Blair Not Getting It

Exactly 20 years ago, the sun shone and under a clear blue sky Tony Blair strolled into Downing Street with the ringing endorsement of the country but within a decade he was scuttling away under darkened skies and branded a war criminal.
He has tried to put his head above the parapet a few times and each time someone has tried to take it off as his toxic Iraq legacy continues to poison the British view of him but for whatever reason he now believes it is time to throw himself back into the limelight to save us all from Brexit.  
With a record of an illegal war and a million dead Iraqi's, the Blair rehabilitation was never going to be easy but he has been touring the TV studios to put forward his case for his comeback even though he doesn't seem to have a very firm grip of just why he remains so hated.
According to Blair, it is due to the perception that since he was forced out the door of Downing Street he has been trotting around the globe hoovering up bundles of cash which he denies, stating that he has been doing a lot of charity work.
I can't speak for everyone but the fact that Blair has been stuffing his pockets hardly enters the equation and it is the Iraq War that first springs to mind when the former Prime Ministers name is mentioned.

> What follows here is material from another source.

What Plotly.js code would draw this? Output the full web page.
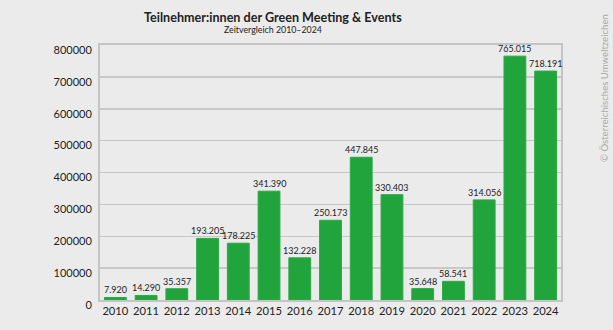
<!DOCTYPE html>
<html><head><meta charset="utf-8">
<script src="https://cdn.plot.ly/plotly-3.0.1.min.js"></script>
<style>body{margin:0;background:#ebebeb}#c{width:613px;height:330px}</style>
</head><body><div id="c"></div>
<script>
const years = ['2010','2011','2012','2013','2014','2015','2016','2017','2018','2019','2020','2021','2022','2023','2024'];
const participants = [7920,14290,35357,193205,178225,341390,132228,250173,447845,330403,35648,58541,314056,765015,718191];
const yTicks = [0,100000,200000,300000,400000,500000,600000,700000,800000];
const titleText = 'Teilnehmer:innen der Green Meeting &amp; Events';
const subtitleText = 'Zeitvergleich 2010–2024';
const creditText = '© Österreichisches Umweltzeichen';

function fmt(v){ return String(v).replace(/\B(?=(\d{3})+(?!\d))/g,'.'); }

const trace = {
  type:'bar', x:years, y:participants,
  marker:{color:'#22a43c', line:{color:'#2aaa44', width:1}},
  width:0.71, hoverinfo:'x+y'
};
const L=100, R=52, T=45, B=30, W=613, H=330;
const plotW=W-L-R, plotH=H-T-B;
const valueLabels = years.map((yr,i)=>({
  text:fmt(participants[i]), x:i, y:participants[i], xref:'x', yref:'y',
  showarrow:false, yanchor:'bottom', xanchor:'center', yshift:0,
  font:{family:'Lato, sans-serif', size:9, color:'#222'}
}));
const layout = {
  width:W, height:H,
  paper_bgcolor:'#ebebeb', plot_bgcolor:'#ebebeb',
  margin:{l:L, r:R, t:T, b:B},
  font:{family:'Lato, sans-serif', color:'#222'},
  showlegend:false,
  xaxis:{type:'category', categoryarray:years, range:[-0.5, years.length-0.5], tickangle:0, tickfont:{size:11.2, color:'#222'}, showline:true, linecolor:'#c4c4c4', linewidth:2, mirror:true, ticks:'', fixedrange:true},
  yaxis:{range:[0,800000], tickvals:yTicks, ticktext:yTicks.map(String), tickfont:{size:11, color:'#222'}, gridcolor:'#c8c8c8', gridwidth:1.5, showline:true, linecolor:'#c4c4c4', linewidth:2, mirror:true, zeroline:false, ticks:'', ticklabelshift:5, ticklabelstandoff:4, fixedrange:true},
  annotations:[
    {text:'<b>'+titleText+'</b>', xref:'paper', yref:'paper', x:(273-L)/plotW, y:1+(T-18)/plotH, showarrow:false, font:{size:12.6, color:'#222'}, xanchor:'center', yanchor:'middle'},
    {text:subtitleText, xref:'paper', yref:'paper', x:(273-L)/plotW, y:1+(T-30)/plotH, showarrow:false, font:{size:8.8, color:'#222'}, xanchor:'center', yanchor:'middle'},
    {text:creditText, xref:'paper', yref:'paper', x:(604-L)/plotW, y:1+(T-88)/plotH, showarrow:false, textangle:-90, font:{size:9.6, color:'#aaa'}, xanchor:'center', yanchor:'middle'}
  ].concat(valueLabels)
};
Plotly.newPlot('c',[trace],layout,{displayModeBar:false,staticPlot:true});
</script></body></html>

That he lied and span to take us into a war that left a million people dead, set the Middle East tinderbox alight and led directly to Islamic State ravaging the whole area are more of the reasons that are leapt to to explain why the Blair name is so reviled.  
That he considers he can walk back into public life and be hailed a some sort of saviour shows just how delusional the man is or how little he considers his abhorrent actions alongside G W Bush actually where.